Psychologists have found that one’s mind can attend to only a certain amount of information at a time.  According to Csikszentmihályi’s 2004 TED talk, that number is about “110 bits of information per second”.  That may seem like a lot of information, but simple daily tasks take quite a lot of information.  Just decoding speech takes about 60 bits of information per second.  That is why when having a conversation one cannot focus as much attention on other things (e.g., try talking to someone about dinner while doing chi sau).  For those involved in a fight, be-ing able to process everything necessary (while not that unnecessary) while expressing one’s intentions with integrity can be a matter of life or death.  Developing to the point where we can adapt to the reality and relationship of our situation is of paramount importance.  (This is why we face our limitations to overcome them.  Right?)

The Flow State is a condition whereupon we find ourselves, wholly, involved in a task.  It has been characterized by Csikszentmihályi, Kendra Cherry and other professionals as follows:

  • Intense and focused concentration on the present moment;
  • Merging of action and awareness;
  • A loss of relative self-consciousness;
  • A sense of personal control or agency over the situation or activity;
  • A distortion of temporal experience, one’s subjective experience of time is altered;
  • Experience of the activity as intrinsically rewarding, also referred to as autotelic experience
  • Immediate feedback;
  • A sense that one will succeed; and,
  • Feeling so engrossed in the experience, that other needs become negligible.

According to scientific findings, when human muscles are in relax state and are moving at steady speed, they can sustain greater pressure than when they are tensed up.  This is why when one jumps off something and lands tense, while they may land on their feet – they end up injured; while, the one who jumps off the same platform and lands in a relaxed state (on their feet) recoils.
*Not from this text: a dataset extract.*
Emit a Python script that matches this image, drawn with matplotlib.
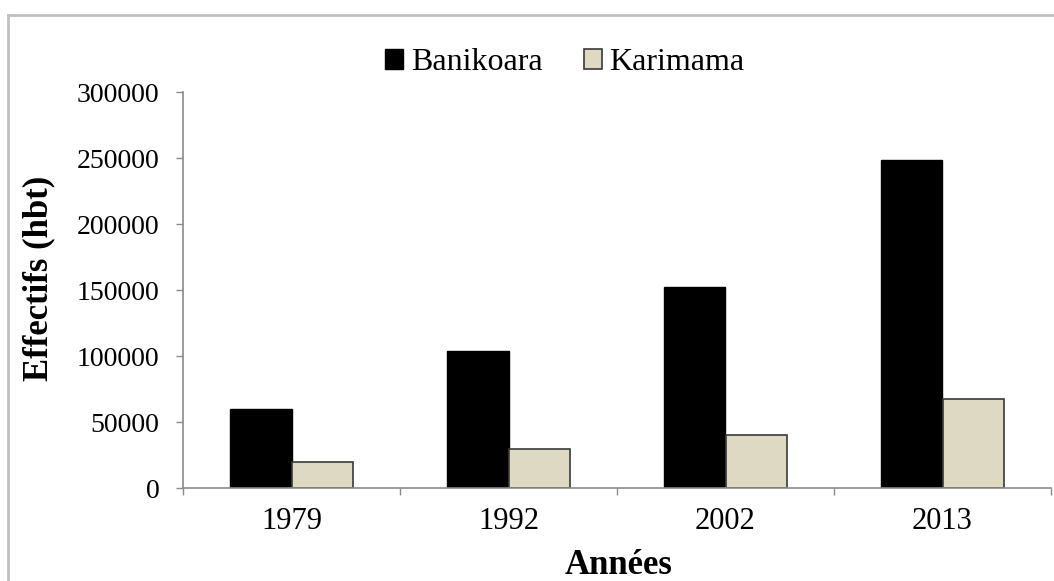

Knowing the structure and mindfulness that optimizes ourselves, we can begin to train in a way that challenges that condition and our mind’s intentions so we can build stamina and strength in be-ing.  For those who never challenge themselves like this, they may learn all of the forms (or katas) a martial art system has to offer and still not be able to fight; while, a beginner who has learned one or two of the many forms offered in a martial art system may learn to fight better (than the aforementioned) if they are applying themselves to this type of training (i.e., the flow state).